[BEGIN Supplied data]

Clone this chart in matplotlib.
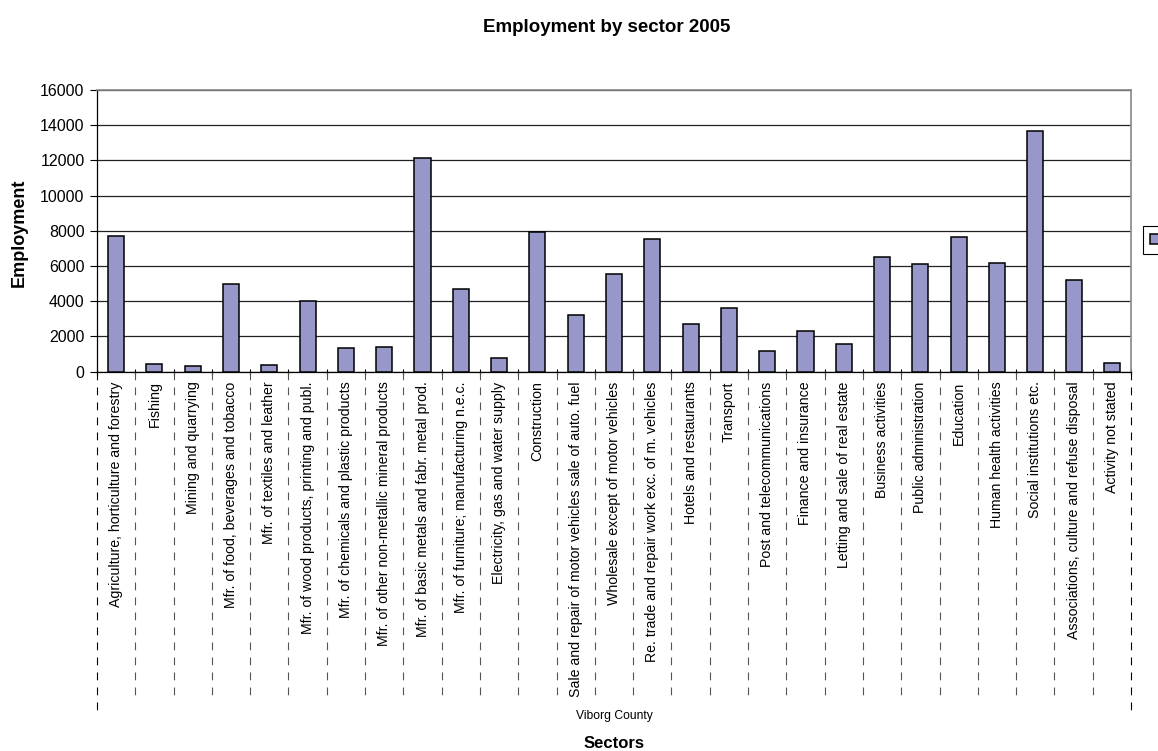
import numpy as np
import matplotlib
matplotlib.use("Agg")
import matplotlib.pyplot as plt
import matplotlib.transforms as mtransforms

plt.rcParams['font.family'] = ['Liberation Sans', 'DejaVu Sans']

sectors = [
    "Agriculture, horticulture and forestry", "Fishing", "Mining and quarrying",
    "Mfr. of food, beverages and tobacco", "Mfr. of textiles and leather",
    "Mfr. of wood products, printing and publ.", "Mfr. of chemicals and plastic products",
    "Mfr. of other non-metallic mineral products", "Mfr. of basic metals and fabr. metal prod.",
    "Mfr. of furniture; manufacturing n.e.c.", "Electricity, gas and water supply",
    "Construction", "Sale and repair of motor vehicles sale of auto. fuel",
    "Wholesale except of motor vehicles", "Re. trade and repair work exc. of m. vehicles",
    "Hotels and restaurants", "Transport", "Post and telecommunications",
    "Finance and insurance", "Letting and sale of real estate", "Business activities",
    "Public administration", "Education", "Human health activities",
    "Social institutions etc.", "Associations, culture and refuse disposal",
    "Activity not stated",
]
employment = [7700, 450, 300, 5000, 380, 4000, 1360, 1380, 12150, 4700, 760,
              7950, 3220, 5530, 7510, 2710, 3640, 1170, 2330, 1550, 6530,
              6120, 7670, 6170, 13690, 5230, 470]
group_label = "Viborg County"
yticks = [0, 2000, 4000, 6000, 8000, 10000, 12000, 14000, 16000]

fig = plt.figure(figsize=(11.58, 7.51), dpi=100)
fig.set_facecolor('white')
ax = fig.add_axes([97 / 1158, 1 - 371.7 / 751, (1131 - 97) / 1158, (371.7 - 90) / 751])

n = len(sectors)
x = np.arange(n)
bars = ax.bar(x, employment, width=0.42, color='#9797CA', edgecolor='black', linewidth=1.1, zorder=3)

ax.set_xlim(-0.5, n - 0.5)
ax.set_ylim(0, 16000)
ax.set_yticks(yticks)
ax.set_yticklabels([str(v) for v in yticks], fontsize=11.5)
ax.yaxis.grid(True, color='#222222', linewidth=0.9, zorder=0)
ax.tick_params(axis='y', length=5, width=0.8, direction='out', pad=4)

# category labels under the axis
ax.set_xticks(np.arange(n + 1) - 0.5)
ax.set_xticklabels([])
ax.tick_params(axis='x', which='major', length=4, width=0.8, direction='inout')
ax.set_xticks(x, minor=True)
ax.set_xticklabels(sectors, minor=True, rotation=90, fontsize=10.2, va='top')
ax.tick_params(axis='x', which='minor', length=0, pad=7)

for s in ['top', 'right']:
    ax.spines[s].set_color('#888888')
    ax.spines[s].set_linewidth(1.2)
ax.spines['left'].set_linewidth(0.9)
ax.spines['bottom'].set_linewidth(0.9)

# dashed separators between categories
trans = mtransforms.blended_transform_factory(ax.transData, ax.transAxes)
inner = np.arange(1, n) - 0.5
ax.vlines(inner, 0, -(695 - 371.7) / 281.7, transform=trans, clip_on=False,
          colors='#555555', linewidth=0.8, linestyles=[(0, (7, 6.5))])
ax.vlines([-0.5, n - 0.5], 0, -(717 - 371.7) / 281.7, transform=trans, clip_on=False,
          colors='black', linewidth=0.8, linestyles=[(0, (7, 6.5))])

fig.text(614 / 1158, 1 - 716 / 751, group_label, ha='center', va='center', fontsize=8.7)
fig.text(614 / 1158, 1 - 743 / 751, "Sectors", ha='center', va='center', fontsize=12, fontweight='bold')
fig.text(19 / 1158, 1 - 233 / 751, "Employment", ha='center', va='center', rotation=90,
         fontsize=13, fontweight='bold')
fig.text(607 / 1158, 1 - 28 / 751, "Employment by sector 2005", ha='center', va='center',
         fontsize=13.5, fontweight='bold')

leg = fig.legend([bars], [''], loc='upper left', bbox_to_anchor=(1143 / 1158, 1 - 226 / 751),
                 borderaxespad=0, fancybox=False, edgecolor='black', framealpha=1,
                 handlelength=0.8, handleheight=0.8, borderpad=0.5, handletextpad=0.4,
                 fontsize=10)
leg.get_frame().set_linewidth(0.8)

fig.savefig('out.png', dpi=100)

[END Supplied data]

Task
Reproduce only the lines from the beginning of the data through the line that contains "plt.rcParams['font.family'] = ['Liberation", both included, and please drop the pictures.

Reply to the exercise
Clone this chart in matplotlib.
import numpy as np
import matplotlib
matplotlib.use("Agg")
import matplotlib.pyplot as plt
import matplotlib.transforms as mtransforms

plt.rcParams['font.family'] = ['Liberation Sans', 'DejaVu Sans']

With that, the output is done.